By Kathryn Hazelett

I’ve been thinking a lot about savings over the past few months as I’ve worked on this blog and on other papers for Southern. I realized that I generally divide savings into three categories. We save for college (ours, our student loans, and our kids’ future expenses), we save for retirement (hopefully!), and we save for emergencies (broken furnace, flat tire, etc). What this breakdown of savings leaves out is all the little (and not so little ways) we save every day. Here’s what I mean: say that we know that our kiddos are going to summer camp (think sleep-away or daily craft or robotics opportunities); often we will set aside some money during the year in anticipation of this expense.

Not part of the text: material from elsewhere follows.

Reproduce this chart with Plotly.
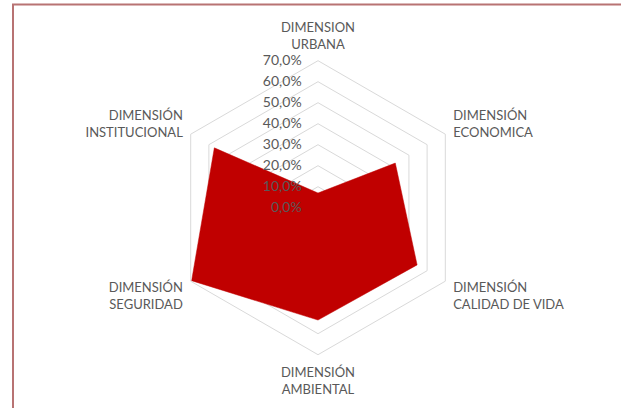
import plotly.graph_objects as go

categories = ["DIMENSION<br>URBANA", "DIMENSIÓN<br>ECONOMICA", "DIMENSIÓN<br>CALIDAD DE VIDA",
              "DIMENSIÓN<br>AMBIENTAL", "DIMENSIÓN<br>SEGURIDAD", "DIMENSIÓN<br>INSTITUCIONAL"]
values = [7.0, 42.5, 54.5, 53.5, 69.5, 57.0]
tick_vals = [0, 10, 20, 30, 40, 50, 60, 70]
tick_text = ["0,0%", "10,0%", "20,0%", "30,0%", "40,0%", "50,0%", "60,0%", "70,0%"]

W, H = 621, 408
cx, cy, R = 318, 207.7, 147

fig = go.Figure()
fig.add_trace(go.Scatterpolar(
    r=values + values[:1],
    theta=categories + categories[:1],
    mode="lines",
    fill="toself",
    fillcolor="#C00000",
    line=dict(color="#C00000", width=0.5),
    hoverinfo="skip",
    showlegend=False,
))

fig.update_layout(
    width=W, height=H,
    margin=dict(l=0, r=0, t=0, b=0),
    paper_bgcolor="white",
    font=dict(family="Lato", size=14, color="#595959"),
    polar=dict(
        domain=dict(x=[(cx - R) / W, (cx + R) / W], y=[1 - (cy + R) / H, 1 - (cy - R) / H]),
        bgcolor="white",
        gridshape="linear",
        radialaxis=dict(
            range=[0, 70], tickvals=tick_vals, ticktext=tick_text,
            angle=90, tickangle=90, side="counterclockwise",
            showline=False, ticks="outside", ticklen=11, tickcolor="rgba(0,0,0,0)",
            gridcolor="#D9D9D9", gridwidth=1,
            tickfont=dict(family="Lato", size=14, color="#595959"),
            layer="above traces",
        ),
        angularaxis=dict(
            rotation=90, direction="clockwise",
            showgrid=False, showline=True, linecolor="#D9D9D9",
            ticks="outside", ticklen=6, tickcolor="rgba(0,0,0,0)",
            tickfont=dict(family="Lato", size=13, color="#595959"),
        ),
    ),
    shapes=[dict(type="rect", xref="paper", yref="paper",
                 x0=13 / W, x1=1.05, y0=-0.05, y1=1 - 4.5 / H,
                 line=dict(color="#B87373", width=2), fillcolor="rgba(0,0,0,0)")],
)

fig.write_html("out.html", config={"displayModeBar": False},
               post_script="document.body.style.margin='0';")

These dollars may sit in our checking accounts and never be transferred to a savings account, but they are still saved dollars. This broader idea of saving opens up so many more options to save. If we actually look at these dollars as savings, we may realize that we ARE savers (I have to think that I am not the only one who worries that I am not really saving enough and therefore does not think of myself as a “real” saver). What if changing the way we think about savings (e.g., saving INCLUDES saving in anticipation of needing new glasses or our daughter needing braces) actually changes the way we think about savings?

What if the act of saving for braces or glasses or summer camp and it being acknowledged as SAVING makes us think of ourselves as savers? What if knowing that we actually CAN save makes us realize that we could save even more? I love this idea.

The definition of savings actually takes this broader idea into account, too. “Savings refer to money you put aside for future use rather than spending it immediately.” Yes.

While I was having this discussion (about how so many set-asides are actually saving) with a colleague recently, we remembered the idea of Christmas Clubs and how our parents set aside a specific amount of money each month in anticipation of Christmas shopping. That was (and is!) saving. Setting aside dollars for summer camp is saving, too.

In fact, Southern realized that account holders might need more ways to save and they began offering MyGoalSavings, which allows account holders to save right in their primary account. It works like a Christmas Club, but it isn’t a separate account; you set a savings goal for a specific thing (glasses, summer camp, a new car!) and then you set aside however much you want however frequently you’d like to. This savings is set aside within your account and won’t show up in your available balance, but can be accessed if you really need it. Another way that you can be a SAVER. Let’s change the way we all think about saving. Let’s all call ourselves SAVERS and see how that small change in the way we view ourselves (as successful savers) impacts our savings actions.